Nearly a decade ago, in his fearless standup act, comedian Chris Rock declared that a father's success can be measured by his ability to "keep your son off the pipe and your daughter off the pole." The bit still gets laughs, but today's recession-weary parents are probably more terrified of keeping their children out of debt.

If you're following The Inquirer's sobering series on the plight of millennials - aptly subtitled, "The Broken Dreams of a New Generation" - you already know that people 18 to 34 suffer the highest rates of unemployment in the nation.

Even those earning a paycheck are far from finding their bliss. As my colleagues revealed, there are 80,000 bartenders in America with bachelor's degrees and at least one Harvard-educated toilet scrubber: East Falls intellectual Benjamin Landau-Beispiel, whose $200,000 diploma bought him a part-time gig as a custodian.

Suddenly, a college degree seems both indispensable and indistinguishable, a document acquired at great sacrifice and cost but one that has never felt more worthless.

Tuition rates tripled in the last decade amid cuts in state funding to public universities and spending sprees on large and small campuses dressing to impress. As a result, students borrow more than ever and graduate saddled with the most debt in U.S. history.

Pennsylvania grads must repay an average $28,000 in student loans, the fifth-highest debt in the country. One Penn State alum featured in the series left with two degrees and $80,000 in IOUs.

The gift of freedom

They didn't wrap it up and label it, but my parents gave me what college experts call "the gift of freedom," the priceless ability to enter adulthood without the crushing burden of student debt.

The University of Notre Dame cost $20,000 a year back then. I won scholarships and got a campus job, but somehow my folks - a teacher and secretary - managed to cover the bulk of the bill. The modest loans they took to anoint me my family's first female college graduate were promptly repaid. Now in their late 60s, my parents have retired in comfort.

My husband and I earn and save more than they did, but are under no illusions that we're doing enough. As for retirement? We can't imagine ever not working.

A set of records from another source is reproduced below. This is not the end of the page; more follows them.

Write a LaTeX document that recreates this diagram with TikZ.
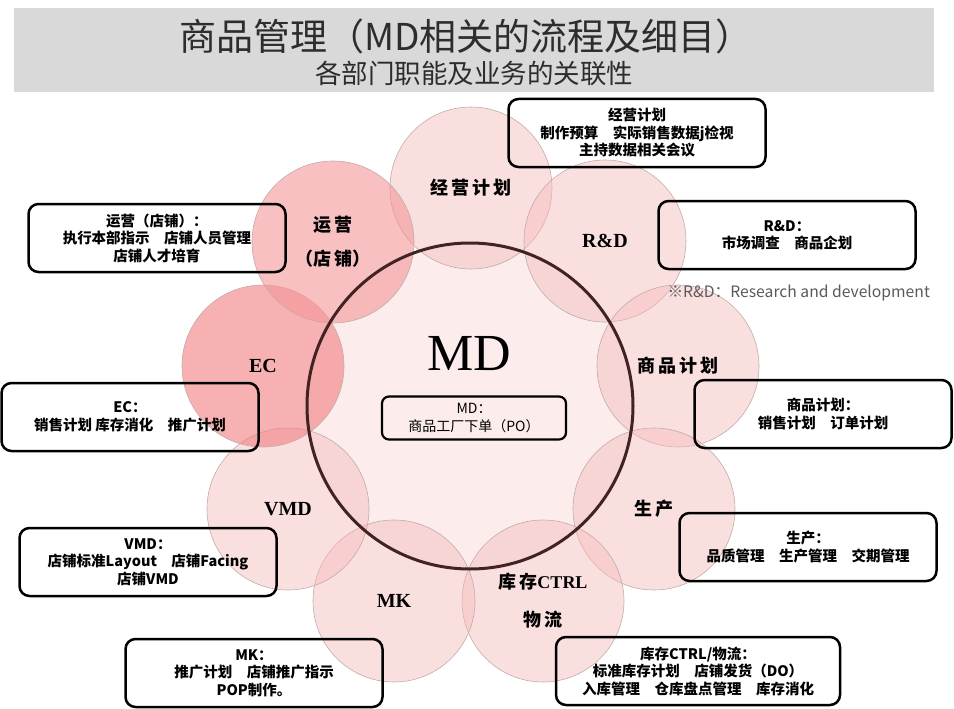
\documentclass[tikz,border=0pt]{standalone}
\usepackage{fontspec}
\setmainfont{Noto Sans CJK SC}
\newfontfamily\romfont{Liberation Serif}
\definecolor{bandgray}{RGB}{217,217,217}
\definecolor{ringpink}{RGB}{245,185,185}
\definecolor{opspink}{RGB}{244,150,152}
\definecolor{ecpink}{RGB}{242,125,128}
\definecolor{mdfill}{RGB}{252,236,236}
\definecolor{mdline}{RGB}{65,35,35}
\definecolor{rimgray}{RGB}{195,170,170}
\definecolor{titlegray}{RGB}{45,45,45}
\definecolor{notegray}{RGB}{90,90,90}

\begin{document}
\begin{tikzpicture}[line cap=round,line join=round,x=1pt,y=-1pt,
  dept/.style={circle,draw=rimgray,line width=0.6pt,fill=ringpink,fill opacity=0.45,text opacity=1,
    minimum size=162pt,inner sep=0pt,align=center,font=\bfseries\fontsize{18}{22}\selectfont},
  latin/.style={font=\romfont\bfseries\fontsize{20}{24}\selectfont},
  memo/.style={draw,line width=2.5pt,rounded corners=10pt,align=center,minimum width=257pt,
    minimum height=68pt,inner sep=2pt,font=\bfseries\fontsize{14.5}{17.5}\selectfont}]
\useasboundingbox (0,0) rectangle (954,709);
% title band
\fill [bandgray] (14,8) rectangle (934,92);
\node [text=titlegray,font=\fontsize{37}{37}\selectfont] (title) at (466,36) {商品管理（MD相关的流程及细目）};
\node [text=titlegray,font=\fontsize{26.5}{26.5}\selectfont] (subtitle) at (474,73) {各部门职能及业务的关联性};
% MD circle, outline comes later
\node [circle,fill=mdfill,minimum size=326pt,inner sep=0pt] (md) at (470,406) {};
% departments
\node [dept] (jy) at (471,188) {经\,营\,计\,划};
\node [dept,latin] (rd) at (605,241) {R\&D};
\node [dept] (sp) at (678,366) {商\,品\,计\,划};
\node [dept] (sc) at (654,509) {生\,产};
\node [dept] (kc) at (543,601) {库\,存{\romfont CTRL}\\[16pt]物\,流};
\node [dept,latin] (mk) at (394,601) {MK};
\node [dept,latin] (vmd) at (288,509) {VMD};
\node [dept,latin,fill=ecpink,fill opacity=0.6] (ec) at (263,366) {EC};
\node [dept,fill=opspink,fill opacity=0.6] (yy) at (333,242) {运\,营\\[12pt]（店\,铺）};
\draw [mdline,line width=3pt] (md.center) circle [radius=163pt];
\node [font=\romfont\fontsize{52}{52}\selectfont] (mdname) at (469,354) {MD};
% notes
\node [memo] (jybox) at (637,133) {经营计划\\制作预算　实际销售数据j检视\\主持数据相关会议};
\node [memo] (rdbox) at (787,235) {R\&D：\\市场调查　商品企划};
\node [text=notegray,font=\fontsize{15.7}{15.7}\selectfont,anchor=west] (rdnote) at (664,293) {※R\&D：Research and development};
\node [memo] (spbox) at (823,414) {商品计划：\\销售计划　订单计划};
\node [memo] (scbox) at (808,547) {生产：\\品质管理　生产管理　交期管理};
\node [memo,minimum width=284pt] (kcbox) at (698,671) {库存CTRL/物流：\\标准库存计划　店铺发货（DO）\\入库管理　仓库盘点管理　库存消化};
\node [memo] (mkbox) at (254,673) {MK：\\推广计划　店铺推广指示\\POP制作。};
\node [memo] (vmdbox) at (148,562) {VMD：\\店铺标准Layout　店铺Facing\\店铺VMD};
\node [memo] (ecbox) at (130,417) {EC：\\销售计划 库存消化　推广计划};
\node [memo] (yybox) at (157,238) {运营（店铺）：\\执行本部指示　店铺人员管理\\店铺人才培育};
\node [memo,minimum width=184pt,minimum height=43pt,line width=2.2pt,rounded corners=7pt,
  font=\fontsize{14}{18}\selectfont] (mdbox) at (474,418) {MD：\\商品工厂下单（PO）};
\end{tikzpicture}
\end{document}
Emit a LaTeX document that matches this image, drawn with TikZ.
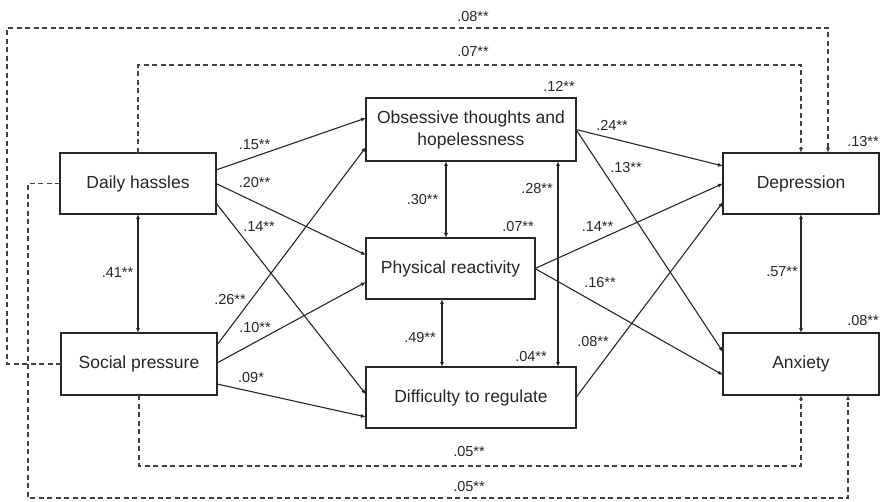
\documentclass[tikz,border=0pt]{standalone}
\usepackage{fontspec}
\setmainfont{Liberation Sans}
\usetikzlibrary{arrows.meta,calc}
\begin{document}
\begin{tikzpicture}[x=1pt,y=-1pt,
  box/.style={draw=black!85, line width=1.1pt, inner sep=0pt, outer sep=0pt, align=center,
    font=\fontsize{17.5}{22}\selectfont, text=black!85},
  lab/.style={inner sep=0pt, font=\fontsize{14.5}{16}\selectfont, text=black!85},
  arr/.style={draw=black!85, line width=1.1pt, -{Latex[length=5pt,width=4pt]}},
  darr/.style={draw=black!85, line width=1.1pt, {Latex[length=5pt,width=4pt]}-{Latex[length=5pt,width=4pt]}},
  dsh/.style={draw=black!75, line width=1.1pt, dash pattern=on 5pt off 3.5pt, -{Latex[length=5pt,width=4pt]}}]
\useasboundingbox (0,0) rectangle (880,502);
% boxes
\node[box, minimum width=156pt, minimum height=61pt] (dh) at (138,183.5) {Daily hassles};
\node[box, minimum width=156pt, minimum height=62pt] (sp) at (139,364) {Social pressure};
\node[box, minimum width=210pt, minimum height=63pt] (ob) at (471,129.5) {Obsessive thoughts and\\hopelessness};
\node[box, minimum width=169pt, minimum height=61pt] (pr) at (450.5,268.5) {Physical reactivity};
\node[box, minimum width=210pt, minimum height=61pt] (dr) at (471,397.5) {Difficulty to regulate};
\node[box, minimum width=156pt, minimum height=61pt] (de) at (801,183.5) {Depression};
\node[box, minimum width=156pt, minimum height=62pt] (an) at (801,364) {Anxiety};
% dashed paths
\coordinate (c08) at (7,28);
\coordinate (c07) at (470,65);
\coordinate (c05a) at (470,466);
\coordinate (c05b) at (28,498);
\draw[dsh] (sp.west) -| (c08) -| ([xshift=27pt]de.north);
\draw[dsh] (dh.north) |- (c07) -| (de.north);
\draw[dsh] (dh.west) -| (c05b) -| ([xshift=47pt]an.south);
\draw[dsh] (sp.south) |- (c05a) -| (an.south);
% solid paths
\draw[darr] (dh.south) -- (dh.south |- sp.north);
\draw[arr] ([yshift=13.5pt]dh.east) -- ([yshift=11.5pt]ob.west);
\draw[arr] (dh.east) -- ([yshift=13.5pt]pr.west);
\draw[arr] ([yshift=-19.5pt]dh.east) -- ([yshift=3pt]dr.west);
\draw[arr] ([yshift=19pt]sp.east) -- ([yshift=-17.5pt]ob.west);
\draw[arr] ([yshift=1pt]sp.east) -- ([yshift=-13.5pt]pr.west);
\draw[arr] ([yshift=-20pt]sp.east) -- ([yshift=-19.5pt]dr.west);
\draw[darr] ([xshift=-25pt]ob.south) -- ([xshift=-25pt]ob.south |- pr.north);
\draw[darr] ([xshift=-8.5pt]pr.south) -- ([xshift=-8.5pt]pr.south |- dr.north);
\draw[darr] ([xshift=87pt]ob.south) -- ([xshift=87pt]ob.south |- dr.north);
\draw[arr] (ob.east) -- ([yshift=17.5pt]de.west);
\draw[arr] (ob.east) -- ([yshift=12pt]an.west);
\draw[arr] (pr.east) -- (de.west);
\draw[arr] (pr.east) -- ([yshift=-11pt]an.west);
\draw[arr] (dr.east) -- ([yshift=-18.5pt]de.west);
\draw[darr] (de.south) -- (an.north);
% labels
\node[lab] (l1) at (473,17) {.08**};
\node[lab] (l2) at (473,52) {.07**};
\node[lab] (l3) at (469,452) {.05**};
\node[lab] (l4) at (469,487) {.05**};
\node[lab] (l5) at (254.5,145) {.15**};
\node[lab] (l6) at (254.5,183) {.20**};
\node[lab] (l7) at (259,227) {.14**};
\node[lab] (l8) at (117.5,273) {.41**};
\node[lab] (l9) at (230,300) {.26**};
\node[lab] (l10) at (255,328) {.10**};
\node[lab] (l11) at (251,378) {.09*};
\node[lab] (l12) at (422.5,200) {.30**};
\node[lab] (l13) at (420,338) {.49**};
\node[lab] (l14) at (537,189) {.28**};
\node[lab] (l15) at (518,227) {.07**};
\node[lab] (l16) at (531,357) {.04**};
\node[lab] (l17) at (559,86) {.12**};
\node[lab] (l18) at (612,125) {.24**};
\node[lab] (l19) at (626,168) {.13**};
\node[lab] (l20) at (597.5,227) {.14**};
\node[lab] (l21) at (600,283) {.16**};
\node[lab] (l22) at (593,342) {.08**};
\node[lab] (l23) at (782,272) {.57**};
\node[lab] (l24) at (863,142) {.13**};
\node[lab] (l25) at (863,321) {.08**};
\end{tikzpicture}
\end{document}
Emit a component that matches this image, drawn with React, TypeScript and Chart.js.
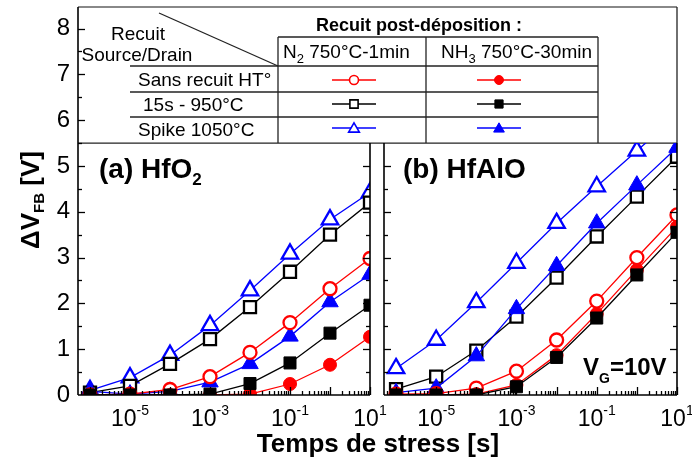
import React, { useEffect, useRef } from 'react';
import { Chart, registerables } from 'chart.js';
Chart.register(...registerables);

const FONT = "'Liberation Sans', Arial, Helvetica, sans-serif";

// ---- data ----
const stressTimes = [1e-6, 1e-5, 1e-4, 1e-3, 1e-2, 1e-1, 1, 10];
const xMinExp = -6.3;
const xMax = 10;
const xLabelExponents = [-5, -3, -1, 1];
const yTickValues = [0, 1, 2, 3, 4, 5, 6, 7, 8];
const yMaxFull = 8.47;
const panelTop = 5.5;

// (a) HfO2
const hfo2N2Sans = [0.0, 0.02, 0.12, 0.4, 0.93, 1.58, 2.32, 2.98];
const hfo2N2_950 = [0.05, 0.2, 0.68, 1.22, 1.92, 2.69, 3.5, 4.2];
const hfo2N2Spike = [0.1, 0.38, 0.87, 1.52, 2.28, 3.08, 3.83, 4.42];
const hfo2NH3Sans = [0.0, 0.0, 0.0, 0.0, 0.02, 0.24, 0.66, 1.27];
const hfo2NH3_950 = [0.0, 0.0, 0.0, 0.02, 0.25, 0.7, 1.35, 1.96];
const hfo2NH3Spike = [0.08, 0.02, 0.08, 0.28, 0.68, 1.28, 2.03, 2.63];

// (b) HfAlO
const hfaloN2Sans = [0.02, 0.03, 0.15, 0.52, 1.2, 2.05, 3.0, 3.93];
const hfaloN2_950 = [0.13, 0.4, 0.97, 1.71, 2.56, 3.46, 4.33, 5.2];
const hfaloN2Spike = [0.58, 1.2, 2.02, 2.88, 3.75, 4.55, 5.33, 6.1];
const hfaloNH3Sans = [0.0, 0.0, 0.02, 0.22, 0.87, 1.77, 2.73, 3.67];
const hfaloNH3_950 = [0.0, 0.0, 0.0, 0.18, 0.82, 1.68, 2.62, 3.55];
const hfaloNH3Spike = [0.05, 0.15, 0.85, 1.88, 2.82, 3.75, 4.58, 5.4];

const RED = '#ff0000';
const BLACK = '#000000';
const BLUE = '#0000ff';

type Shape = 'circle' | 'rect' | 'triangle';
type SeriesStyle = { color: string; shape: Shape; filled: boolean };

const styleNH3_950: SeriesStyle = { color: BLACK, shape: 'rect', filled: true };
const styleNH3Sans: SeriesStyle = { color: RED, shape: 'circle', filled: true };
const styleN2Sans: SeriesStyle = { color: RED, shape: 'circle', filled: false };
const styleNH3Spike: SeriesStyle = { color: BLUE, shape: 'triangle', filled: true };
const styleN2_950: SeriesStyle = { color: BLACK, shape: 'rect', filled: false };
const styleN2Spike: SeriesStyle = { color: BLUE, shape: 'triangle', filled: false };

function radiusFor(shape: Shape) {
  if (shape === 'circle') return 6.5;
  if (shape === 'rect') return 8.5;
  return 9.5;
}

function makeDataset(values: number[], s: SeriesStyle) {
  return {
    data: stressTimes.map((t, i) => ({ x: t, y: values[i] })),
    borderColor: s.color,
    backgroundColor: s.color,
    borderWidth: 1.3,
    pointStyle: s.shape,
    pointRadius: radiusFor(s.shape),
    pointBorderWidth: s.filled ? 1 : 2.3,
    pointBackgroundColor: s.filled ? s.color : '#ffffff',
    pointBorderColor: s.color,
    tension: 0,
    fill: false,
  };
}

function fontStr(size: number, bold?: boolean) {
  return `${bold ? 'bold ' : ''}${size}px ${FONT}`;
}

type Part = { t: string; size: number; bold?: boolean; dy?: number };
function drawRich(ctx: CanvasRenderingContext2D, parts: Part[], x: number, y: number, align: 'left' | 'center') {
  const widths = parts.map((p) => {
    ctx.font = fontStr(p.size, p.bold);
    return ctx.measureText(p.t).width;
  });
  const total = widths.reduce((a, b) => a + b, 0);
  let cx = align === 'center' ? x - total / 2 : x;
  ctx.textAlign = 'left';
  ctx.textBaseline = 'alphabetic';
  parts.forEach((p, i) => {
    ctx.font = fontStr(p.size, p.bold);
    ctx.fillText(p.t, cx, y + (p.dy || 0));
    cx += widths[i];
  });
}

function line(ctx: CanvasRenderingContext2D, x1: number, y1: number, x2: number, y2: number) {
  ctx.beginPath();
  ctx.moveTo(x1, y1);
  ctx.lineTo(x2, y2);
  ctx.stroke();
}

function drawMarker(ctx: CanvasRenderingContext2D, shape: Shape, x: number, y: number, r: number, color: string, filled: boolean) {
  ctx.beginPath();
  if (shape === 'circle') {
    ctx.arc(x, y, r, 0, Math.PI * 2);
  } else if (shape === 'rect') {
    const s = r * Math.SQRT1_2;
    ctx.rect(x - s, y - s, 2 * s, 2 * s);
  } else {
    ctx.moveTo(x, y - r);
    ctx.lineTo(x + 0.866 * r, y + 0.5 * r);
    ctx.lineTo(x - 0.866 * r, y + 0.5 * r);
    ctx.closePath();
  }
  ctx.fillStyle = filled ? color : '#ffffff';
  ctx.fill();
  ctx.strokeStyle = color;
  ctx.lineWidth = filled ? 1 : 1.6;
  ctx.stroke();
}

function drawLegendSample(ctx: CanvasRenderingContext2D, cx: number, cy: number, s: SeriesStyle) {
  ctx.strokeStyle = s.color;
  ctx.lineWidth = 1.4;
  line(ctx, cx - 22, cy, cx + 22, cy);
  const r = s.shape === 'circle' ? 4.5 : s.shape === 'rect' ? 5.8 : 6.2;
  drawMarker(ctx, s.shape, cx, cy + (s.shape === 'triangle' ? 1 : 0), r, s.color, s.filled);
}

function drawXTicksAndLabels(ctx: CanvasRenderingContext2D, chart: any) {
  const xs = chart.scales.x;
  const bottom = chart.chartArea.bottom;
  const lo = Math.pow(10, xMinExp);
  ctx.strokeStyle = '#000';
  ctx.lineWidth = 1.3;
  for (let d = -7; d <= 1; d++) {
    for (let m = 1; m <= 9; m++) {
      const v = m * Math.pow(10, d);
      if (v < lo * 0.999 || v > xMax * 1.001) continue;
      const px = Math.round(xs.getPixelForValue(v)) + 0.5;
      line(ctx, px, bottom, px, bottom - (m === 1 ? 8 : 4));
    }
  }
  ctx.fillStyle = '#000';
  xLabelExponents.forEach((e) => {
    const px = xs.getPixelForValue(Math.pow(10, e));
    drawRich(
      ctx,
      [
        { t: '10', size: 23 },
        { t: e < 0 ? '-' + Math.abs(e) : String(e), size: 14, dy: -11 },
      ],
      px,
      426,
      'center'
    );
  });
}

function drawYTicks(ctx: CanvasRenderingContext2D, ys: any, x: number, dir: number, maxVal: number) {
  ctx.strokeStyle = '#000';
  ctx.lineWidth = 1.3;
  yTickValues.forEach((v, i) => {
    if (v <= maxVal) {
      const py = Math.round(ys.getPixelForValue(v)) + 0.5;
      if (v > 0) line(ctx, x, py, x + dir * 7, py);
    }
    const mid = v + 0.5;
    if (i < yTickValues.length - 1 && mid <= maxVal) {
      const py = Math.round(ys.getPixelForValue(mid)) + 0.5;
      line(ctx, x, py, x + dir * 4, py);
    }
  });
}

const panelAPlugin = {
  id: 'panelA',
  afterDraw(chart: any) {
    const ctx: CanvasRenderingContext2D = chart.ctx;
    const { left, right, top, bottom } = chart.chartArea;
    const ys = chart.scales.y;
    const yPanelTop = ys.getPixelForValue(panelTop);
    ctx.save();

    // ---- legend table ----
    const tRight = 677;
    const colA = 278;
    const colB = 426;
    const colC = 598;
    const rowTitle = 37;
    const rowHead = 66;
    const row1 = 92;
    const row2 = 117;
    ctx.strokeStyle = '#888';
    ctx.lineWidth = 2;
    line(ctx, left, top, tRight, top);
    ctx.strokeStyle = '#222';
    ctx.lineWidth = 1.3;
    line(ctx, tRight, top, tRight, yPanelTop);
    line(ctx, left, yPanelTop, tRight, yPanelTop);
    line(ctx, colA, rowTitle, colC, rowTitle);
    [rowHead, row1, row2].forEach((yy) => line(ctx, 130, yy, colC, yy));
    [colA, colB, colC].forEach((xx) => line(ctx, xx, rowTitle, xx, yPanelTop));
    line(ctx, 159, 13, colA, rowHead);

    ctx.fillStyle = '#000';
    drawRich(ctx, [{ t: 'Recuit post-déposition :', size: 18, bold: true }], 419, 31, 'center');
    drawRich(ctx, [{ t: 'Recuit', size: 19 }], 138, 40, 'center');
    drawRich(ctx, [{ t: 'Source/Drain', size: 19 }], 137, 61, 'center');
    drawRich(ctx, [{ t: 'N', size: 19 }, { t: '2', size: 13, dy: 5 }, { t: ' 750°C-1min', size: 19 }], 283, 58, 'left');
    drawRich(ctx, [{ t: 'NH', size: 19 }, { t: '3', size: 13, dy: 5 }, { t: ' 750°C-30min', size: 19 }], 441, 58, 'left');
    drawRich(ctx, [{ t: 'Sans recuit HT°', size: 19 }], 138, 86, 'left');
    drawRich(ctx, [{ t: '15s - 950°C', size: 19 }], 143, 111, 'left');
    drawRich(ctx, [{ t: 'Spike 1050°C', size: 19 }], 138, 136, 'left');

    const c1 = 354;
    const c2 = 499;
    drawLegendSample(ctx, c1, 80, styleN2Sans);
    drawLegendSample(ctx, c2, 80, styleNH3Sans);
    drawLegendSample(ctx, c1, 104, styleN2_950);
    drawLegendSample(ctx, c2, 104, styleNH3_950);
    drawLegendSample(ctx, c1, 128, styleN2Spike);
    drawLegendSample(ctx, c2, 128, styleNH3Spike);

    // ---- frame ----
    ctx.strokeStyle = '#000';
    ctx.lineWidth = 1.6;
    line(ctx, left, top, left, bottom);
    line(ctx, left, bottom, right, bottom);
    line(ctx, right, yPanelTop, right, bottom);
    drawYTicks(ctx, ys, left, 1, 8);
    drawYTicks(ctx, ys, right, -1, 5);
    drawXTicksAndLabels(ctx, chart);

    // ---- titles ----
    ctx.fillStyle = '#000';
    drawRich(ctx, [{ t: '(a) HfO', size: 28, bold: true }, { t: '2', size: 17, bold: true, dy: 7 }], 99, 178, 'left');
    drawRich(ctx, [{ t: 'Temps de stress [s]', size: 26, bold: true }], 378, 452, 'center');
    ctx.save();
    ctx.translate(39, 200);
    ctx.rotate(-Math.PI / 2);
    drawRich(
      ctx,
      [
        { t: 'ΔV', size: 26, bold: true },
        { t: 'FB', size: 15, bold: true, dy: 5 },
        { t: ' [V]', size: 26, bold: true },
      ],
      0,
      0,
      'center'
    );
    ctx.restore();
    ctx.restore();
  },
};

const panelBPlugin = {
  id: 'panelB',
  afterDraw(chart: any) {
    const ctx: CanvasRenderingContext2D = chart.ctx;
    const { left, right, top, bottom } = chart.chartArea;
    const ys = chart.scales.y;
    ctx.save();
    ctx.strokeStyle = '#000';
    ctx.lineWidth = 1.6;
    line(ctx, left, top, left, bottom);
    line(ctx, right, top, right, bottom);
    line(ctx, left, bottom, right, bottom);
    drawYTicks(ctx, ys, left, 1, 5);
    drawYTicks(ctx, ys, right, -1, 5);
    drawXTicksAndLabels(ctx, chart);
    ctx.fillStyle = '#000';
    drawRich(ctx, [{ t: '(b) HfAlO', size: 28, bold: true }], 403, 178, 'left');
    drawRich(
      ctx,
      [
        { t: 'V', size: 24, bold: true },
        { t: 'G', size: 14, bold: true, dy: 8 },
        { t: '=10V', size: 24, bold: true },
      ],
      583,
      375,
      'left'
    );
    ctx.restore();
  },
};

function makeOptions(yMax: number, padding: any, yWidth: number, showYLabels: boolean) {
  return {
    responsive: false,
    animation: false as const,
    events: [] as any[],
    layout: { padding, autoPadding: false },
    plugins: { legend: { display: false }, tooltip: { enabled: false }, title: { display: false } },
    scales: {
      x: {
        type: 'logarithmic' as const,
        min: Math.pow(10, xMinExp),
        max: xMax,
        ticks: { display: false },
        grid: { display: false, drawTicks: false },
        border: { display: false },
        afterFit: (s: any) => {
          s.height = 69;
          s.paddingLeft = 0;
          s.paddingRight = 0;
        },
      },
      y: {
        type: 'linear' as const,
        min: 0,
        max: yMax,
        ticks: {
          display: showYLabels,
          font: { family: FONT, size: 24 },
          color: '#000',
          padding: 8,
        },
        afterBuildTicks: (s: any) => {
          s.ticks = yTickValues.filter((v) => v <= yMax).map((v) => ({ value: v }));
        },
        grid: { display: false, drawTicks: false },
        border: { display: false },
        afterFit: (s: any) => {
          s.width = yWidth;
          s.paddingTop = 0;
          s.paddingBottom = 0;
        },
      },
    },
  };
}

export default function App() {
  const refA = useRef<HTMLCanvasElement>(null);
  const refB = useRef<HTMLCanvasElement>(null);
  useEffect(() => {
    const chartA = new Chart(refA.current as HTMLCanvasElement, {
      type: 'line',
      data: {
        datasets: [
          makeDataset(hfo2NH3_950, styleNH3_950),
          makeDataset(hfo2NH3Sans, styleNH3Sans),
          makeDataset(hfo2N2Sans, styleN2Sans),
          makeDataset(hfo2NH3Spike, styleNH3Spike),
          makeDataset(hfo2N2_950, styleN2_950),
          makeDataset(hfo2N2Spike, styleN2Spike),
        ] as any,
      },
      options: makeOptions(yMaxFull, { left: 0, right: 322, top: 7, bottom: 0 }, 78, true) as any,
      plugins: [panelAPlugin],
    });
    const chartB = new Chart(refB.current as HTMLCanvasElement, {
      type: 'line',
      data: {
        datasets: [
          makeDataset(hfaloNH3_950, styleNH3_950),
          makeDataset(hfaloNH3Sans, styleNH3Sans),
          makeDataset(hfaloN2Sans, styleN2Sans),
          makeDataset(hfaloNH3Spike, styleNH3Spike),
          makeDataset(hfaloN2_950, styleN2_950),
          makeDataset(hfaloN2Spike, styleN2Spike),
        ] as any,
      },
      options: makeOptions(panelTop, { left: 384, right: 15, top: 143, bottom: 0 }, 0, false) as any,
      plugins: [panelBPlugin],
    });
    return () => {
      chartA.destroy();
      chartB.destroy();
    };
  }, []);
  const cs: React.CSSProperties = { position: 'absolute', left: 0, top: 0, width: 692, height: 464 };
  return (
    <div style={{ position: 'fixed', left: 0, top: 0, width: 692, height: 464, background: '#fff' }}>
      <canvas ref={refA} width={692} height={464} style={cs} />
      <canvas ref={refB} width={692} height={464} style={cs} />
    </div>
  );
}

Since we are dual alums, Notre Dame might be the one school on the planet where our son and daughter have even a slight competitive edge. Based on projections, packing both kids off to South Bend 10 years from now will cost more than $1 million - if they get in.

"Demand and selectivity have risen so high," notes Barmak Nassirian, of the American Association of Collegiate Registrars and Admissions Officers, "that most of us today couldn't get into the schools we went to." Even if we did, he adds, "we couldn't pay for them."

Cheaper not better?

I ask Nassirian to rate the value of costly private colleges vs. still-high, but comparatively affordable, public universities.

"Don't assume that cheaper is always better," he cautions, "because in many cases, the most expensive schools are the ones subsidizing the most students."

To further confuse me, he says small liberal-arts schools that can't offer generous grants often possess one parent-friendly trait:

"They do a significantly better job of graduating people on time."

Still, I share my theory that in these astronomically expensive and uncertain times, financially clueless 18-year-olds who've fallen in love with an idyllic campus shouldn't be given the power to take on college debt they may live to regret.

Nassirian agrees that many parents imprudently let young people "pick the place and then assume there must be a way to make it happen." A surer approach, he suggests, is talking frankly as a family about "how much realistically you can contribute to defray the cost" before applying to a mix of dream schools and bargain institutions.

Posh dorms, football stadiums, and gourmet cafés will always wow impressionable teenagers. But campus amenities quickly lose their luster when broke alums can't repay their loans.